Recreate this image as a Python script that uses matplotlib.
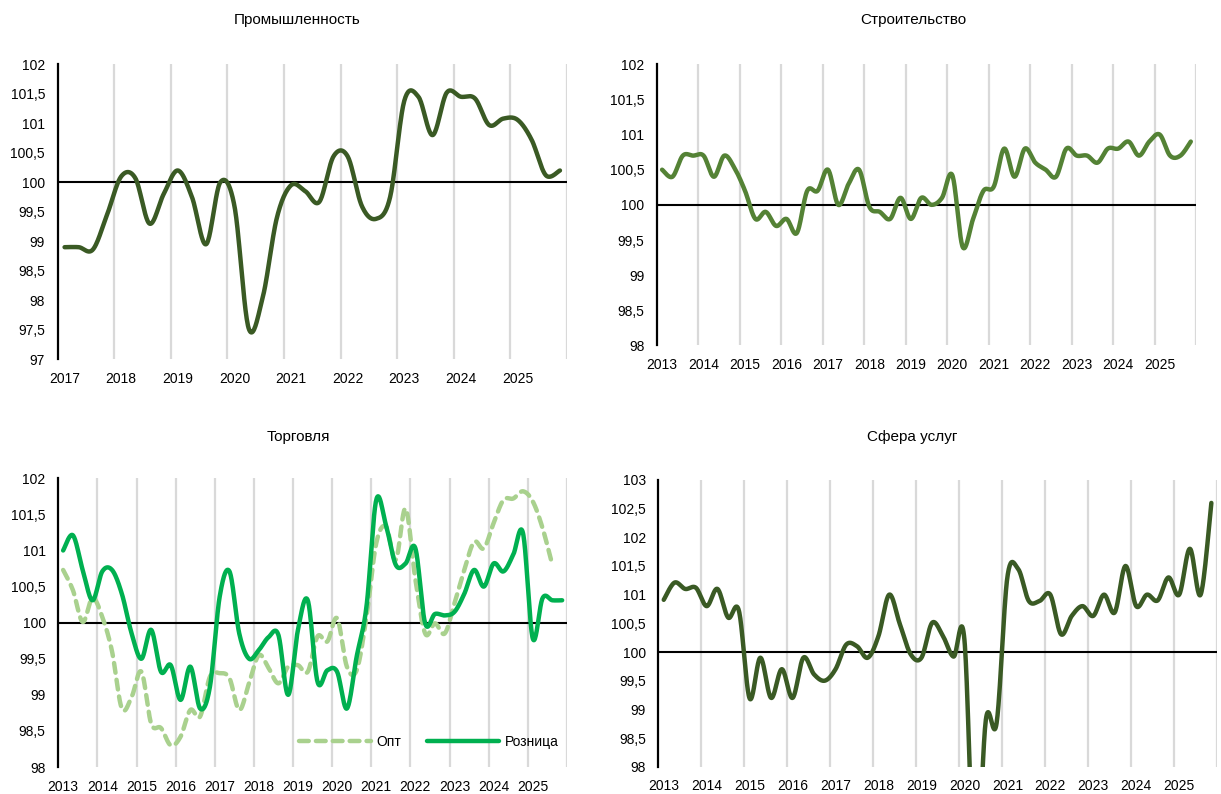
import numpy as np
import matplotlib
matplotlib.use("Agg")
import matplotlib.pyplot as plt
from matplotlib.ticker import FuncFormatter

plt.rcParams['font.family'] = ['Liberation Sans', 'DejaVu Sans']

# квартальные ряды, значения
industry_years = list(range(2017, 2026))
industry = [98.9, 98.9, 98.86, 99.45, 100.1, 100.07, 99.3, 99.8, 100.2, 99.75, 98.95, 100.0,
            99.6, 97.53, 98.05, 99.4, 99.95, 99.85, 99.67, 100.44, 100.44, 99.6, 99.38, 99.75,
            101.38, 101.45, 100.8, 101.52, 101.45, 101.42, 100.97, 101.08, 101.06, 100.72, 100.12, 100.2]

long_years = list(range(2013, 2026))
construction = [100.5, 100.4, 100.7, 100.7, 100.7, 100.4, 100.7, 100.52, 100.2, 99.8, 99.9, 99.7,
                99.8, 99.6, 100.2, 100.2, 100.5, 100.0, 100.3, 100.5, 99.97, 99.9, 99.8, 100.1,
                99.8, 100.1, 100.0, 100.1, 100.42, 99.4, 99.8, 100.2, 100.26, 100.8, 100.4, 100.8,
                100.6, 100.5, 100.4, 100.8, 100.7, 100.7, 100.6, 100.8, 100.8, 100.9, 100.7, 100.9,
                101.0, 100.7, 100.7, 100.9]

retail = [101.0, 101.21, 100.73, 100.31, 100.71, 100.73, 100.4, 99.85, 99.5, 99.9, 99.32, 99.41,
          98.93, 99.39, 98.81, 99.11, 100.36, 100.71, 99.85, 99.5, 99.62, 99.8, 99.83, 99.0,
          99.9, 100.31, 99.18, 99.34, 99.32, 98.81, 99.53, 100.22, 101.7, 101.35, 100.8, 100.82,
          101.03, 99.99, 100.12, 100.1, 100.15, 100.4, 100.73, 100.5, 100.82, 100.71, 100.94, 101.24,
          99.78, 100.34, 100.31, 100.31]

wholesale = [100.73, 100.45, 100.01, 100.34, 100.08, 99.6, 98.81, 98.97, 99.32, 98.6, 98.54, 98.3,
             98.42, 98.79, 98.7, 99.25, 99.3, 99.23, 98.79, 99.16, 99.55, 99.37, 99.16, 99.39,
             99.41, 99.32, 99.81, 99.74, 100.06, 99.39, 99.34, 100.08, 101.1, 101.33, 100.87, 101.58,
             100.6, 99.85, 99.99, 99.85, 100.27, 100.73, 101.12, 101.03, 101.38, 101.7, 101.72, 101.82,
             101.68, 101.31, 100.8]

services = [100.91, 101.21, 101.1, 101.12, 100.8, 101.1, 100.6, 100.72, 99.19, 99.9, 99.2, 99.7,
            99.2, 99.9, 99.61, 99.5, 99.7, 100.13, 100.1, 99.9, 100.28, 101.0, 100.48, 99.96,
            99.9, 100.51, 100.28, 99.92, 100.22, 96.0, 98.82, 98.76, 101.3, 101.45, 100.89, 100.89,
            101.0, 100.31, 100.63, 100.8, 100.63, 101.0, 100.69, 101.5, 100.8, 101.0, 100.9, 101.3,
            101.0, 101.8, 101.0, 102.6]

DARK = '#3a5a24'
MID = '#548235'
RETAIL_C = '#00b050'
WHOLE_C = '#a9d18e'


def smooth(y, n=24):
    """Сглаживание как в Excel: кривые Безье через все точки"""
    y = np.asarray(y, float)
    P = np.column_stack([np.arange(len(y), dtype=float), y])
    P = np.vstack([P[0], P, P[-1]])
    t = np.linspace(0, 1, n)[:, None]
    out = []
    for i in range(1, len(P) - 2):
        p0, p1, p2, p3 = P[i - 1], P[i], P[i + 1], P[i + 2]
        c1 = p1 + (p2 - p0) / 6
        c2 = p2 - (p3 - p1) / 6
        seg = (1 - t)**3 * p1 + 3 * (1 - t)**2 * t * c1 + 3 * (1 - t) * t**2 * c2 + t**3 * p2
        out.append(seg if i == 1 else seg[1:])
    s = np.vstack(out)
    return s[:, 0], s[:, 1]


def setup(ax, years, ymin, ymax):
    n = len(years) * 4
    ax.set_xlim(-0.5, n - 0.5)
    ax.set_ylim(ymin, ymax)
    for k in range(1, len(years) + 1):
        ax.axvline(4 * k - 0.5, color='#d9d9d9', lw=1.6, zorder=0.5)
    ax.axhline(100, color='black', lw=1.5, zorder=1.5)
    ax.set_xticks(range(0, n, 4))
    ax.set_xticklabels([str(y) for y in years])
    ax.set_yticks(np.arange(ymin, ymax + 0.01, 0.5))
    ax.yaxis.set_major_formatter(FuncFormatter(lambda v, p: f'{v:g}'.replace('.', ',')))
    for s in ['top', 'right', 'bottom']:
        ax.spines[s].set_visible(False)
    ax.spines['left'].set_linewidth(1.6)
    ax.tick_params(axis='both', length=0, labelsize=10, colors='black')
    ax.tick_params(axis='x', pad=9)
    ax.tick_params(axis='y', pad=9)


def draw(ax, values, color, **kw):
    x, y = smooth(values)
    ax.plot(x, y, color=color, lw=3.2, solid_capstyle='round', zorder=3, **kw)


fig = plt.figure(figsize=(12.21, 7.94), dpi=100)

ax1 = fig.add_axes([0.0471, 0.5475, 0.4173, 0.3715])
setup(ax1, industry_years, 97, 102)
draw(ax1, industry, DARK)

ax2 = fig.add_axes([0.538, 0.5649, 0.4415, 0.3542])
setup(ax2, long_years, 98, 102)
draw(ax2, construction, MID)

ax3 = fig.add_axes([0.0477, 0.034, 0.4167, 0.3636])
setup(ax3, long_years, 98, 102)
xw, yw = smooth(wholesale)
ax3.plot(xw, yw, color=WHOLE_C, lw=3.2, ls=(0, (2.2, 1.6)), dash_capstyle='round',
         zorder=3, label='Опт')
draw(ax3, retail, RETAIL_C, label='Розница')
ax3.legend(loc='center left', bbox_to_anchor=(299 / 1221, 1 - 742 / 794),
           bbox_transform=fig.transFigure, ncol=2, frameon=False, fontsize=10,
           handlelength=5.2, handletextpad=0.4, columnspacing=1.8, borderpad=0,
           borderaxespad=0)

ax4 = fig.add_axes([0.5392, 0.0344, 0.4573, 0.3611])
setup(ax4, long_years, 98, 103)
draw(ax4, services, DARK)

titles = [('Промышленность', 297, 20), ('Строительство', 913, 20),
          ('Торговля', 298, 437), ('Сфера услуг', 912, 437)]
for txt, x, y in titles:
    fig.text(x / 1221, 1 - y / 794, txt, ha='center', va='center', fontsize=11)

fig.savefig('out.png', dpi=100)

DO THIS: Please transcribe the material above exactly as written. Leave the pictures out.

ANSWER FOR THE TASK:
Recreate this image as a Python script that uses matplotlib.
import numpy as np
import matplotlib
matplotlib.use("Agg")
import matplotlib.pyplot as plt
from matplotlib.ticker import FuncFormatter

plt.rcParams['font.family'] = ['Liberation Sans', 'DejaVu Sans']

# квартальные ряды, значения
industry_years = list(range(2017, 2026))
industry = [98.9, 98.9, 98.86, 99.45, 100.1, 100.07, 99.3, 99.8, 100.2, 99.75, 98.95, 100.0,
            99.6, 97.53, 98.05, 99.4, 99.95, 99.85, 99.67, 100.44, 100.44, 99.6, 99.38, 99.75,
            101.38, 101.45, 100.8, 101.52, 101.45, 101.42, 100.97, 101.08, 101.06, 100.72, 100.12, 100.2]

long_years = list(range(2013, 2026))
construction = [100.5, 100.4, 100.7, 100.7, 100.7, 100.4, 100.7, 100.52, 100.2, 99.8, 99.9, 99.7,
                99.8, 99.6, 100.2, 100.2, 100.5, 100.0, 100.3, 100.5, 99.97, 99.9, 99.8, 100.1,
                99.8, 100.1, 100.0, 100.1, 100.42, 99.4, 99.8, 100.2, 100.26, 100.8, 100.4, 100.8,
                100.6, 100.5, 100.4, 100.8, 100.7, 100.7, 100.6, 100.8, 100.8, 100.9, 100.7, 100.9,
                101.0, 100.7, 100.7, 100.9]

retail = [101.0, 101.21, 100.73, 100.31, 100.71, 100.73, 100.4, 99.85, 99.5, 99.9, 99.32, 99.41,
          98.93, 99.39, 98.81, 99.11, 100.36, 100.71, 99.85, 99.5, 99.62, 99.8, 99.83, 99.0,
          99.9, 100.31, 99.18, 99.34, 99.32, 98.81, 99.53, 100.22, 101.7, 101.35, 100.8, 100.82,
          101.03, 99.99, 100.12, 100.1, 100.15, 100.4, 100.73, 100.5, 100.82, 100.71, 100.94, 101.24,
          99.78, 100.34, 100.31, 100.31]

wholesale = [100.73, 100.45, 100.01, 100.34, 100.08, 99.6, 98.81, 98.97, 99.32, 98.6, 98.54, 98.3,
             98.42, 98.79, 98.7, 99.25, 99.3, 99.23, 98.79, 99.16, 99.55, 99.37, 99.16, 99.39,
             99.41, 99.32, 99.81, 99.74, 100.06, 99.39, 99.34, 100.08, 101.1, 101.33, 100.87, 101.58,
             100.6, 99.85, 99.99, 99.85, 100.27, 100.73, 101.12, 101.03, 101.38, 101.7, 101.72, 101.82,
             101.68, 101.31, 100.8]

services = [100.91, 101.21, 101.1, 101.12, 100.8, 101.1, 100.6, 100.72, 99.19, 99.9, 99.2, 99.7,
            99.2, 99.9, 99.61, 99.5, 99.7, 100.13, 100.1, 99.9, 100.28, 101.0, 100.48, 99.96,
            99.9, 100.51, 100.28, 99.92, 100.22, 96.0, 98.82, 98.76, 101.3, 101.45, 100.89, 100.89,
            101.0, 100.31, 100.63, 100.8, 100.63, 101.0, 100.69, 101.5, 100.8, 101.0, 100.9, 101.3,
            101.0, 101.8, 101.0, 102.6]

DARK = '#3a5a24'
MID = '#548235'
RETAIL_C = '#00b050'
WHOLE_C = '#a9d18e'


def smooth(y, n=24):
    """Сглаживание как в Excel: кривые Безье через все точки"""
    y = np.asarray(y, float)
    P = np.column_stack([np.arange(len(y), dtype=float), y])
    P = np.vstack([P[0], P, P[-1]])
    t = np.linspace(0, 1, n)[:, None]
    out = []
    for i in range(1, len(P) - 2):
        p0, p1, p2, p3 = P[i - 1], P[i], P[i + 1], P[i + 2]
        c1 = p1 + (p2 - p0) / 6
        c2 = p2 - (p3 - p1) / 6
        seg = (1 - t)**3 * p1 + 3 * (1 - t)**2 * t * c1 + 3 * (1 - t) * t**2 * c2 + t**3 * p2
        out.append(seg if i == 1 else seg[1:])
    s = np.vstack(out)
    return s[:, 0], s[:, 1]


def setup(ax, years, ymin, ymax):
    n = len(years) * 4
    ax.set_xlim(-0.5, n - 0.5)
    ax.set_ylim(ymin, ymax)
    for k in range(1, len(years) + 1):
        ax.axvline(4 * k - 0.5, color='#d9d9d9', lw=1.6, zorder=0.5)
    ax.axhline(100, color='black', lw=1.5, zorder=1.5)
    ax.set_xticks(range(0, n, 4))
    ax.set_xticklabels([str(y) for y in years])
    ax.set_yticks(np.arange(ymin, ymax + 0.01, 0.5))
    ax.yaxis.set_major_formatter(FuncFormatter(lambda v, p: f'{v:g}'.replace('.', ',')))
    for s in ['top', 'right', 'bottom']:
        ax.spines[s].set_visible(False)
    ax.spines['left'].set_linewidth(1.6)
    ax.tick_params(axis='both', length=0, labelsize=10, colors='black')
    ax.tick_params(axis='x', pad=9)
    ax.tick_params(axis='y', pad=9)


def draw(ax, values, color, **kw):
    x, y = smooth(values)
    ax.plot(x, y, color=color, lw=3.2, solid_capstyle='round', zorder=3, **kw)


fig = plt.figure(figsize=(12.21, 7.94), dpi=100)

ax1 = fig.add_axes([0.0471, 0.5475, 0.4173, 0.3715])
setup(ax1, industry_years, 97, 102)
draw(ax1, industry, DARK)

ax2 = fig.add_axes([0.538, 0.5649, 0.4415, 0.3542])
setup(ax2, long_years, 98, 102)
draw(ax2, construction, MID)

ax3 = fig.add_axes([0.0477, 0.034, 0.4167, 0.3636])
setup(ax3, long_years, 98, 102)
xw, yw = smooth(wholesale)
ax3.plot(xw, yw, color=WHOLE_C, lw=3.2, ls=(0, (2.2, 1.6)), dash_capstyle='round',
         zorder=3, label='Опт')
draw(ax3, retail, RETAIL_C, label='Розница')
ax3.legend(loc='center left', bbox_to_anchor=(299 / 1221, 1 - 742 / 794),
           bbox_transform=fig.transFigure, ncol=2, frameon=False, fontsize=10,
           handlelength=5.2, handletextpad=0.4, columnspacing=1.8, borderpad=0,
           borderaxespad=0)

ax4 = fig.add_axes([0.5392, 0.0344, 0.4573, 0.3611])
setup(ax4, long_years, 98, 103)
draw(ax4, services, DARK)

titles = [('Промышленность', 297, 20), ('Строительство', 913, 20),
          ('Торговля', 298, 437), ('Сфера услуг', 912, 437)]
for txt, x, y in titles:
    fig.text(x / 1221, 1 - y / 794, txt, ha='center', va='center', fontsize=11)

fig.savefig('out.png', dpi=100)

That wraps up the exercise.